The bull's lamentation, "I should have remained grass," speaks to a longing for an unattainable innocence and freedom, a life unmarred by the violence imposed upon it. This line also reflects a profound existential regret, a wish to have existed in a form that would not have led to such a brutal end. The transformation from grass to "a bale of lump flesh" symbolizes the reduction of life to commodity, a transition from being to object, underscored by the final indignity of being "dragged" away.

Atwood's choice to endow the bull with the awareness of its own exploitation and the theatricality of its death—"For them this finish, / this death of mine is a game" —indicts not only the specific practice of bullfighting but also broader societal tendencies to objectify and commodify life for entertainment. The bull recognizes that its death is not valued as an "act" but as an aesthetic, "the grace with which they disguise it," revealing the bullfighters' and audience's detachment from the reality of the suffering inflicted.

The concluding lines, "not the fact or act / but the grace with which they disguise it justifies them," encapsulate the poem's critique of how society often justifies or ignores violence and suffering if it is aesthetically pleasing or culturally significant. This reveals a disturbing aspect of human nature: the capacity to find beauty or entertainment in the suffering of others, so long as it is presented in a way that appeals to our sensibilities or traditions.

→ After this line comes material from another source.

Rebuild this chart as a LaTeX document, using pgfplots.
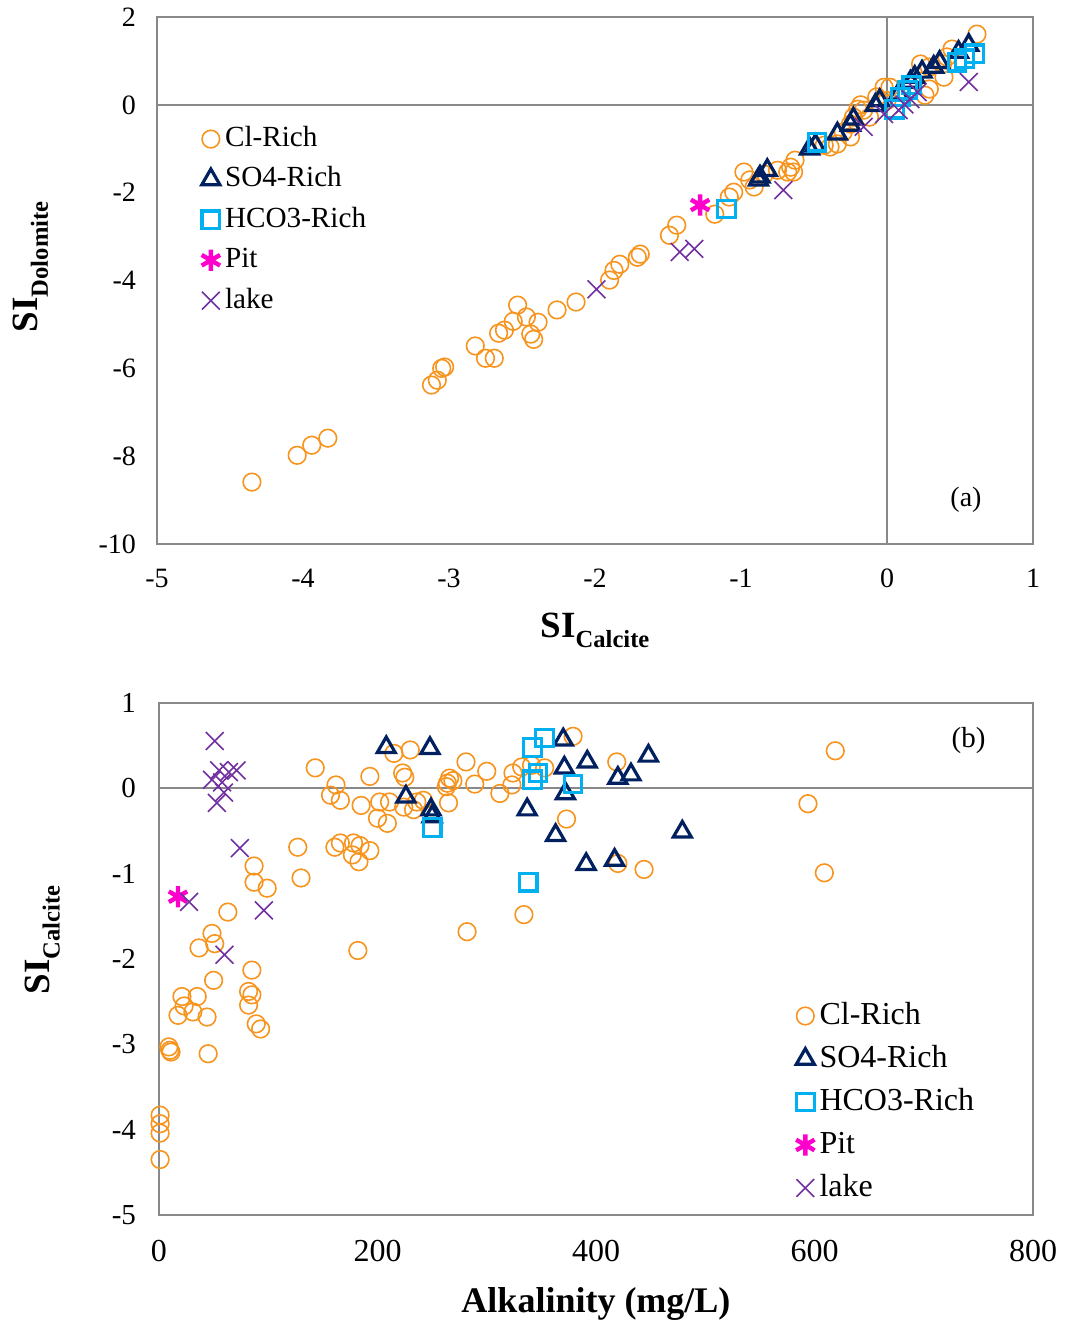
\documentclass[border=0pt]{standalone}
\usepackage{pgfplots}
\pgfplotsset{compat=1.18}
\usepackage{fontspec}
\setmainfont{Liberation Serif}
\definecolor{clr}{RGB}{247,148,30}
\definecolor{navy}{RGB}{0,32,96}
\definecolor{lblue}{RGB}{0,176,240}
\definecolor{mag}{RGB}{255,0,204}
\definecolor{purp}{RGB}{112,48,160}
\definecolor{axgray}{RGB}{137,137,137}
\pgfplotsset{
 clrich/.style={only marks, mark=o, mark size=4.4pt, color=clr, mark options={line width=0.8pt}},
 so4/.style={only marks, mark=triangle, mark size=5.2pt, color=navy, mark options={line width=1.6pt}},
 hco3/.style={only marks, mark=square, mark size=4.4pt, color=lblue, mark options={line width=1.6pt}},
 pit/.style={only marks, mark=asterisk, mark size=5.3pt, color=mag, mark options={line width=2.2pt}},
 lake/.style={only marks, mark=x, mark size=6.3pt, color=purp, mark options={line width=0.8pt}},
 common/.style={scale only axis, anchor=north west,
   major tick length=0pt,
   axis line style={draw=axgray, line width=1pt},
   /pgf/number format/assume math mode=true,
   legend cell align=left,
   legend image code/.code={\draw[mark repeat=2,mark phase=2] plot coordinates {(0pt,0pt)(4.5pt,0pt)(9pt,0pt)};},
 },
}
\begin{document}
\begin{tikzpicture}
\useasboundingbox (0pt,0pt) rectangle (532.5pt,-662pt);
% ---------------- (a) ----------------
\begin{axis}[common, at={(78.5pt,-8.5pt)}, width=438pt, height=263.5pt,
  xmin=-5, xmax=1, ymin=-10, ymax=2,
  xtick={-5,-4,-3,-2,-1,0,1}, ytick={-10,-8,-6,-4,-2,0,2},
  ticklabel style={font=\fontsize{14}{16}\selectfont},
  xticklabel style={yshift=-9pt}, yticklabel style={xshift=-7pt},
  xlabel={\bfseries\fontsize{18.5}{20}\selectfont SI\raisebox{-5pt}{\fontsize{12.3}{14}\selectfont Calcite}},
  xlabel style={at={(rel axis cs:0.5,0)}, anchor=base, yshift=-46.5pt},
  ylabel={\bfseries\fontsize{18.5}{20}\selectfont SI\raisebox{-5pt}{\fontsize{12.3}{14}\selectfont Dolomite}},
  ylabel style={at={(rel axis cs:-0.136,0.526)}, anchor=base},
  legend style={at={(rel axis cs:0.051,0.794)}, anchor=north west, draw=none, fill=none,
    inner sep=0pt, outer sep=0pt, row sep=6.7pt,
    nodes={inner sep=0pt, text height=10.5pt, text depth=3pt},
    font=\fontsize{14.6}{16}\selectfont, column sep=2.5pt},
]
\draw[axgray, line width=1pt] (axis cs:0,-10) -- (axis cs:0,2);
\draw[axgray, line width=1pt] (axis cs:-5,0) -- (axis cs:1,0);
\addplot[clrich] coordinates {
(-4.35,-8.59) (-4.04,-7.98) (-3.94,-7.75) (-3.83,-7.59) (-3.12,-6.38) (-3.08,-6.27)
(-3.05,-6.00) (-3.03,-5.97) (-2.82,-5.49) (-2.75,-5.77) (-2.69,-5.77) (-2.66,-5.20)
(-2.62,-5.13) (-2.56,-4.93) (-2.53,-4.56) (-2.47,-4.83) (-2.44,-5.22) (-2.42,-5.34)
(-2.39,-4.95) (-2.26,-4.67) (-2.13,-4.49) (-1.90,-3.99) (-1.87,-3.77) (-1.83,-3.63)
(-1.71,-3.47) (-1.69,-3.40) (-1.49,-2.97) (-1.44,-2.74) (-1.18,-2.49) (-1.08,-2.10)
(-1.05,-1.99) (-0.98,-1.53) (-0.94,-1.71) (-0.91,-1.87) (-0.84,-1.58) (-0.75,-1.49)
(-0.68,-1.53) (-0.64,-1.53) (-0.66,-1.42) (-0.63,-1.26) (-0.43,-0.92) (-0.39,-0.96)
(-0.34,-0.89) (-0.25,-0.73) (-0.30,-0.62) (-0.25,-0.44) (-0.23,-0.28) (-0.12,-0.28)
(-0.16,-0.12) (-0.20,-0.10) (-0.18,0.00) (0.00,0.10) (-0.07,0.18) (-0.02,0.40)
(0.02,0.40) (0.26,0.22) (0.29,0.36) (0.39,0.63) (0.23,0.93) (0.29,0.86) (0.38,0.93)
(0.41,1.09) (0.445,1.27) (0.616,1.61)
};
\addlegendentry{Cl-Rich}
\addplot[so4] coordinates {
(0.56,1.36) (0.49,1.20) (0.36,0.97) (0.32,0.86) (0.24,0.75) (0.19,0.63) (0.16,0.52)
(0.08,0.25) (-0.05,0.10) (-0.08,-0.01) (-0.23,-0.32) (-0.25,-0.46) (-0.34,-0.66)
(-0.53,-1.00) (-0.49,-0.92) (-0.82,-1.49) (-0.87,-1.64) (-0.88,-1.71)
};
\addlegendentry{SO4-Rich}
\addplot[hco3] coordinates {
(0.60,1.16) (0.53,1.05) (0.48,0.97) (0.17,0.45) (0.14,0.34) (0.09,0.18) (0.05,-0.10)
(-0.48,-0.85) (-1.10,-2.37)
};
\addlegendentry{HCO3-Rich}
\addplot[pit] coordinates {(-1.28,-2.28)};
\addlegendentry{Pit}
\addplot[lake] coordinates {
(0.56,0.52) (0.21,0.29) (0.16,0.13) (0.12,0.01) (0.08,-0.12) (-0.02,-0.21) (-0.16,-0.50)
(-0.71,-1.94) (-1.32,-3.28) (-1.42,-3.35) (-1.99,-4.20)
};
\addlegendentry{lake}
\node[font=\fontsize{14}{16}\selectfont] at (axis cs:0.541,-9.0) {(a)};
\end{axis}
% ---------------- (b) ----------------
\begin{axis}[common, at={(79.5pt,-351.5pt)}, width=437pt, height=256pt,
  xmin=0, xmax=800, ymin=-5, ymax=1,
  xtick={0,200,400,600,800}, ytick={-5,-4,-3,-2,-1,0,1},
  xticklabel style={font=\fontsize{16}{18}\selectfont, yshift=-9pt},
  yticklabel style={font=\fontsize{14.5}{16}\selectfont, xshift=-8pt},
  xlabel={\bfseries\fontsize{18}{20}\selectfont Alkalinity (mg/L)},
  xlabel style={at={(rel axis cs:0.5,0)}, anchor=base, yshift=-48.5pt},
  ylabel={\bfseries\fontsize{18.5}{20}\selectfont SI\raisebox{-5pt}{\fontsize{12.3}{14}\selectfont Calcite}},
  ylabel style={at={(rel axis cs:-0.125,0.537)}, anchor=base},
  legend style={at={(rel axis cs:0.729,0.418)}, anchor=north west, draw=none, fill=none,
    inner sep=0pt, outer sep=0pt, row sep=6.5pt,
    nodes={inner sep=0pt, text height=11.5pt, text depth=3.5pt},
    font=\fontsize{16}{18}\selectfont, column sep=2.5pt},
]
\draw[axgray, line width=1pt] (axis cs:0,0) -- (axis cs:800,0);
\addplot[clrich] coordinates {
(143,0.24) (162,0.04) (157,-0.08) (166,-0.14) (185,-0.20) (193,0.14) (215,0.41) (230,0.45)
(223,0.18) (225,0.13) (202,-0.16) (211,-0.16) (200,-0.35) (209,-0.41) (224,-0.22) (233,-0.25)
(236,-0.16) (242,-0.14) (264,0.06) (266,0.12) (265,-0.17) (269,0.09) (263,0.02) (281,0.31)
(300,0.20) (289,0.05) (312,-0.06) (323,0.04) (324,0.18) (332,0.25) (341,0.27) (353,0.24)
(379,0.61) (419,0.31) (373,-0.36) (420,-0.88) (444,-0.95) (334,-1.48) (282,-1.68)
(619,0.44) (594,-0.18) (609,-0.99) (127,-0.69) (161,-0.69) (166,-0.64) (178,-0.64)
(184,-0.67) (193,-0.73) (177,-0.78) (183,-0.86) (130,-1.05) (87,-0.91) (87,-1.10)
(99,-1.17) (63,-1.45) (48.5,-1.70) (51,-1.82) (36.6,-1.87) (182,-1.90) (85,-2.13)
(50,-2.25) (82,-2.38) (85,-2.42) (82,-2.54) (21,-2.44) (35,-2.44) (23,-2.55) (31,-2.62)
(17.4,-2.66) (44,-2.68) (89,-2.76) (93,-2.82) (9,-3.03) (10,-3.07) (11,-3.09) (45,-3.11)
(1,-3.83) (1,-3.93) (1,-4.04) (1,-4.35)
};
\addlegendentry{Cl-Rich}
\addplot[so4] coordinates {
(208,0.48) (248,0.47) (226,-0.10) (249,-0.25) (250,-0.33) (370,0.57) (371,0.24) (392,0.31)
(448,0.38) (420,0.12) (432,0.16) (372,-0.06) (337,-0.25) (363,-0.55) (479,-0.51)
(391,-0.89) (417,-0.84)
};
\addlegendentry{SO4-Rich}
\addplot[hco3] coordinates {
(250,-0.46) (342,0.48) (353,0.59) (347,0.18) (342,0.10) (379,0.05) (338,-1.10)
};
\addlegendentry{HCO3-Rich}
\addplot[pit] coordinates {(17.4,-1.27)};
\addlegendentry{Pit}
\addplot[lake] coordinates {
(51,0.555) (55,0.21) (64,0.19) (71,0.21) (48.5,0.10) (57.7,0.07) (59.5,-0.05) (53,-0.17)
(74,-0.70) (27.5,-1.33) (96,-1.43) (60,-1.95)
};
\addlegendentry{lake}
\node[font=\fontsize{14.5}{16}\selectfont] at (axis cs:741,0.566) {(b)};
\end{axis}
\end{tikzpicture}
\end{document}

In "Bull Song," Margaret Atwood masterfully uses the perspective of the bull to challenge the reader to reconsider the ethics of animal exploitation and the moral disengagement that allows such practices to continue. The poem serves as a powerful commentary on the value of life, the nature of suffering, and the ease with which society can become complicit in cruelty when it is masked by tradition or spectacle. Through its vivid imagery, emotional depth, and critical perspective, "Bull Song" prompts a reflection on the costs of human entertainment and the dignity of the beings subjected to it.